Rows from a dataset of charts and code
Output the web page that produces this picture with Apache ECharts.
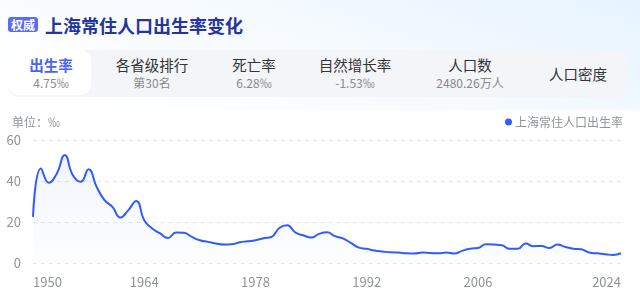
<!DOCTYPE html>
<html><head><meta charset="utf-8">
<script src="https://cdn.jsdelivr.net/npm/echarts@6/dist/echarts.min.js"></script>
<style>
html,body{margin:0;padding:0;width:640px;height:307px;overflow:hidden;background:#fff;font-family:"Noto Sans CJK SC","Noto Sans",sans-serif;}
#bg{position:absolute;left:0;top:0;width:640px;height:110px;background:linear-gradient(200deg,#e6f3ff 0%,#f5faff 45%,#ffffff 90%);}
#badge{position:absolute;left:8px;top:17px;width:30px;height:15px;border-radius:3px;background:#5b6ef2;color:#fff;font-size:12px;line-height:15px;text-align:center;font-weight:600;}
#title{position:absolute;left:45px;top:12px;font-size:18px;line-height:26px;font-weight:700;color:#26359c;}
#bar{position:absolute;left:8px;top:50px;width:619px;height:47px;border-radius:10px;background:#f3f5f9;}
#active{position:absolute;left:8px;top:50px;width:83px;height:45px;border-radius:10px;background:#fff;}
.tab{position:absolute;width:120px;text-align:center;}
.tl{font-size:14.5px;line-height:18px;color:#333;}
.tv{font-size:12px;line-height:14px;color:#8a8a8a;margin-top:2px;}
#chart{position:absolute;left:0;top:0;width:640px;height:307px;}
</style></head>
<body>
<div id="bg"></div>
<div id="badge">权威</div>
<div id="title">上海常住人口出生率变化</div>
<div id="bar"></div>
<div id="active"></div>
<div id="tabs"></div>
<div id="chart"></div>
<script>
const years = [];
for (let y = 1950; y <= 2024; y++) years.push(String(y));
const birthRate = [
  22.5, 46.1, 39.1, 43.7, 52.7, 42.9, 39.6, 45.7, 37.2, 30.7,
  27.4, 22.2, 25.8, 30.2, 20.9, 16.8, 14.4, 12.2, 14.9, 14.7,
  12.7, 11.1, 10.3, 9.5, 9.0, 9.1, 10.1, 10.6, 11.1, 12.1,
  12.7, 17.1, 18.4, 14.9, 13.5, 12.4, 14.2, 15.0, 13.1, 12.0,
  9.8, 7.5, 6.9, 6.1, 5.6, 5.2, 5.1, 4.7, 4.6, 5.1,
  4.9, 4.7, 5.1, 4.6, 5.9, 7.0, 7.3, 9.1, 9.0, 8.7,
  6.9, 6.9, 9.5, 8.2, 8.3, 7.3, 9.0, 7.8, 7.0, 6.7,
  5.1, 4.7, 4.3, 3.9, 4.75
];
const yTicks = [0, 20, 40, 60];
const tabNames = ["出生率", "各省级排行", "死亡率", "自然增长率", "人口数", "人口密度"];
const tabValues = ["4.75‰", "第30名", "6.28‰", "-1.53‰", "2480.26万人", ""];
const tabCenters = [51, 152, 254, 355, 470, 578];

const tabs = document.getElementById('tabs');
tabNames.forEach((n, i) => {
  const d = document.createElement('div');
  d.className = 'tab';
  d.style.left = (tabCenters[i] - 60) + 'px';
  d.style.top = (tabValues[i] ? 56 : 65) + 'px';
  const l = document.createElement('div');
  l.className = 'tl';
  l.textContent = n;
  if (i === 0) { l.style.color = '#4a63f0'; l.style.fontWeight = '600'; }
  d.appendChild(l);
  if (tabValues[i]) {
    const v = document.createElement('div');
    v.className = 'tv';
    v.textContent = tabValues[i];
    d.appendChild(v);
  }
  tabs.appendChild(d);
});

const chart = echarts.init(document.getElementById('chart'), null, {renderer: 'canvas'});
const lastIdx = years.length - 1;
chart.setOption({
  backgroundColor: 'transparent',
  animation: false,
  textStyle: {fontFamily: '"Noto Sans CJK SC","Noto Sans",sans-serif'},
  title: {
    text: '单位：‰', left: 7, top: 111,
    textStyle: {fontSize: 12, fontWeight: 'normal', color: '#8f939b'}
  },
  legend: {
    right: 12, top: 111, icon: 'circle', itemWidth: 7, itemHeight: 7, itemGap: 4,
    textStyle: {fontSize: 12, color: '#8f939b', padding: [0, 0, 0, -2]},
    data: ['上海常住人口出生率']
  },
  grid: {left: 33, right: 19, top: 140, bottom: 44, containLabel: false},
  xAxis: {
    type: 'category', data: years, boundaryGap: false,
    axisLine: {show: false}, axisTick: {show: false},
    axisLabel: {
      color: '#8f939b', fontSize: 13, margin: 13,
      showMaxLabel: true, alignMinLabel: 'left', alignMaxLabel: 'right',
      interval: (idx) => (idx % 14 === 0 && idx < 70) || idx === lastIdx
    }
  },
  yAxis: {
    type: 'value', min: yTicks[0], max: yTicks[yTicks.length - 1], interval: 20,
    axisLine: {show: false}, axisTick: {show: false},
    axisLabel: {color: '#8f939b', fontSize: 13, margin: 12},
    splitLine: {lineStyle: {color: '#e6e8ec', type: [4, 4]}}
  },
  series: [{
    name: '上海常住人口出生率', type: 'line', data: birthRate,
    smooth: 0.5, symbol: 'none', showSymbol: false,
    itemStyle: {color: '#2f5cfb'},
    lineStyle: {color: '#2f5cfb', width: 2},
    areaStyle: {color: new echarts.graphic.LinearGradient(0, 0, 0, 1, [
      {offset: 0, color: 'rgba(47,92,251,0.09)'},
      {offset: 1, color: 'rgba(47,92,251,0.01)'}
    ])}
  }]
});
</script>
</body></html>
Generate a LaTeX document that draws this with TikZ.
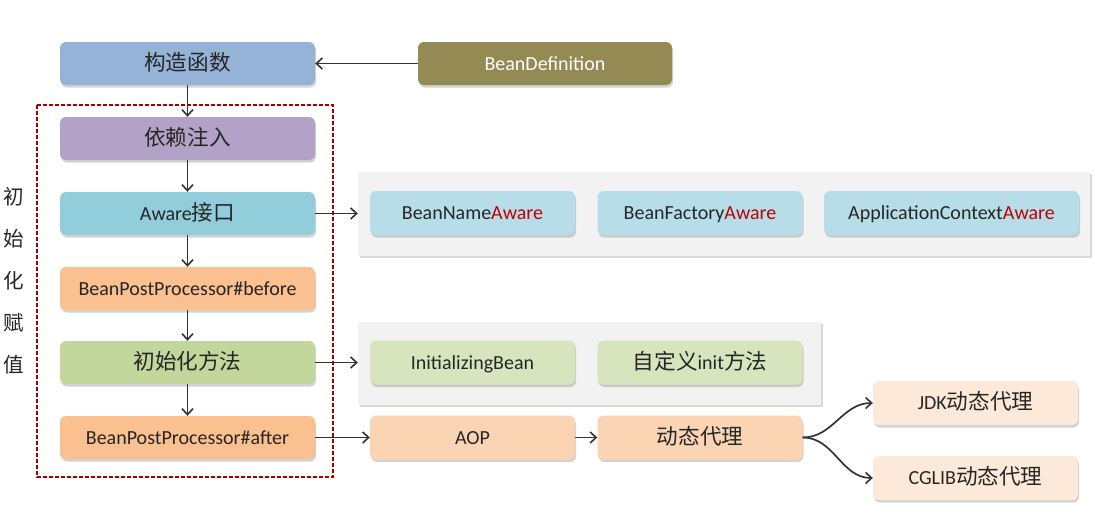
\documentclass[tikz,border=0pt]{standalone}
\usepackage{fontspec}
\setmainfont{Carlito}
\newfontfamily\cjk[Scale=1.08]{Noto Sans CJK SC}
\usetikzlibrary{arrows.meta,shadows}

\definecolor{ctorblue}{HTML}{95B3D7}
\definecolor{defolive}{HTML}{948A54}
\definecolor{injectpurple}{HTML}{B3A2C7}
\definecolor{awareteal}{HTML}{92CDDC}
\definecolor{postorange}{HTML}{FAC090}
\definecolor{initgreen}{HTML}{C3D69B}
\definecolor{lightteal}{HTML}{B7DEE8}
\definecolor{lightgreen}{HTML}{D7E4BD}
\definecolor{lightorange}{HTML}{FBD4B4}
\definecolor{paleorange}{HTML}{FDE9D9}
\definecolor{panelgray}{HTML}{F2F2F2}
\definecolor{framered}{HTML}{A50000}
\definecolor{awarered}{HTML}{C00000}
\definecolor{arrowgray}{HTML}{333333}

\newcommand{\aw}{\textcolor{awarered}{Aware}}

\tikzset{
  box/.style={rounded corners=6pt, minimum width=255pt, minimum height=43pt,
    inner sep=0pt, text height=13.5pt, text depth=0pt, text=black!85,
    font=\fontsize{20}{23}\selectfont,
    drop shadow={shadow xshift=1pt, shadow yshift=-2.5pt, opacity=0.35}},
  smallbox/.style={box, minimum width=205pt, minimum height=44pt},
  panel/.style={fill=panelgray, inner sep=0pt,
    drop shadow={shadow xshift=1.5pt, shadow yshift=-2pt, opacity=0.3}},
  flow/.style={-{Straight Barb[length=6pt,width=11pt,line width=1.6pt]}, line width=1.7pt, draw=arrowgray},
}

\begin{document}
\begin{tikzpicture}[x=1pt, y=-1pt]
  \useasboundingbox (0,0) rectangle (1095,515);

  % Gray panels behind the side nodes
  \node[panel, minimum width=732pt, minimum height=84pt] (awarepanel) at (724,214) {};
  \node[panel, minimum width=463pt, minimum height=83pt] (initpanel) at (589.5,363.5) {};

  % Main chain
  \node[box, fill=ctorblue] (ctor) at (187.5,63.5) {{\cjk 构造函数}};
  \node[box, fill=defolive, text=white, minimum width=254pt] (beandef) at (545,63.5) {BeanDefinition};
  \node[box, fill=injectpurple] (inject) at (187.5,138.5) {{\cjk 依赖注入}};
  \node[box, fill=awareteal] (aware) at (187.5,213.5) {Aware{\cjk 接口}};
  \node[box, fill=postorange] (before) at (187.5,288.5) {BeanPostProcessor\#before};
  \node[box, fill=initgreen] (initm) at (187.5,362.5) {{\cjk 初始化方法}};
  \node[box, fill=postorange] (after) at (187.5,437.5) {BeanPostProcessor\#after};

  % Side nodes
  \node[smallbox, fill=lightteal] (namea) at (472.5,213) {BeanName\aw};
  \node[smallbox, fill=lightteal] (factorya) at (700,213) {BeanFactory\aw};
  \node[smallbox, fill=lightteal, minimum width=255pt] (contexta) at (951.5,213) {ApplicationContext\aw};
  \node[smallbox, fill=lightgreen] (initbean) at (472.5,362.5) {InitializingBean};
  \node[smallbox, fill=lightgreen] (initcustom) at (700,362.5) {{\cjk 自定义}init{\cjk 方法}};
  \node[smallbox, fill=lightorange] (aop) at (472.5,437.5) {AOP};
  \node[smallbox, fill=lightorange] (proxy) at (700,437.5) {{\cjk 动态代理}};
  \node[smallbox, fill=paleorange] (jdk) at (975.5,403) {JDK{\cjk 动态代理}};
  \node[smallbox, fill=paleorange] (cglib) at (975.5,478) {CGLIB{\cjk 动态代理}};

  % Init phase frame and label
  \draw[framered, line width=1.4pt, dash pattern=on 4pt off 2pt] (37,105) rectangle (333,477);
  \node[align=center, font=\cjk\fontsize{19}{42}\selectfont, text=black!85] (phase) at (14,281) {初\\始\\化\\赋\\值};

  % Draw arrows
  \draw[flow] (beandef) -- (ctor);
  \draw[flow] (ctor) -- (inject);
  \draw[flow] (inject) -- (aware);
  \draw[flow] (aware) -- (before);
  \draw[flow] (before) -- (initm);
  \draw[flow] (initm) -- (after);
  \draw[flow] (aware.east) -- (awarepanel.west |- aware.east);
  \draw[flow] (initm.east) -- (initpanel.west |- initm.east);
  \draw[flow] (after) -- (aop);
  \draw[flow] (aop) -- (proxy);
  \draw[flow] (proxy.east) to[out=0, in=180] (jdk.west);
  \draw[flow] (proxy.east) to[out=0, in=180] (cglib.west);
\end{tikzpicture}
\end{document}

== WORK TO DO ==
Output word for word the lines running from the one containing "Generate a LaTeX" to the one containing "minimum width=463pt, minimum", both included, leaving out the pictures.

== THE ANSWER ==
Generate a LaTeX document that draws this with TikZ.
\documentclass[tikz,border=0pt]{standalone}
\usepackage{fontspec}
\setmainfont{Carlito}
\newfontfamily\cjk[Scale=1.08]{Noto Sans CJK SC}
\usetikzlibrary{arrows.meta,shadows}

\definecolor{ctorblue}{HTML}{95B3D7}
\definecolor{defolive}{HTML}{948A54}
\definecolor{injectpurple}{HTML}{B3A2C7}
\definecolor{awareteal}{HTML}{92CDDC}
\definecolor{postorange}{HTML}{FAC090}
\definecolor{initgreen}{HTML}{C3D69B}
\definecolor{lightteal}{HTML}{B7DEE8}
\definecolor{lightgreen}{HTML}{D7E4BD}
\definecolor{lightorange}{HTML}{FBD4B4}
\definecolor{paleorange}{HTML}{FDE9D9}
\definecolor{panelgray}{HTML}{F2F2F2}
\definecolor{framered}{HTML}{A50000}
\definecolor{awarered}{HTML}{C00000}
\definecolor{arrowgray}{HTML}{333333}

\newcommand{\aw}{\textcolor{awarered}{Aware}}

\tikzset{
  box/.style={rounded corners=6pt, minimum width=255pt, minimum height=43pt,
    inner sep=0pt, text height=13.5pt, text depth=0pt, text=black!85,
    font=\fontsize{20}{23}\selectfont,
    drop shadow={shadow xshift=1pt, shadow yshift=-2.5pt, opacity=0.35}},
  smallbox/.style={box, minimum width=205pt, minimum height=44pt},
  panel/.style={fill=panelgray, inner sep=0pt,
    drop shadow={shadow xshift=1.5pt, shadow yshift=-2pt, opacity=0.3}},
  flow/.style={-{Straight Barb[length=6pt,width=11pt,line width=1.6pt]}, line width=1.7pt, draw=arrowgray},
}

\begin{document}
\begin{tikzpicture}[x=1pt, y=-1pt]
  \useasboundingbox (0,0) rectangle (1095,515);

  % Gray panels behind the side nodes
  \node[panel, minimum width=732pt, minimum height=84pt] (awarepanel) at (724,214) {};
  \node[panel, minimum width=463pt, minimum height=83pt] (initpanel) at (589.5,363.5) {};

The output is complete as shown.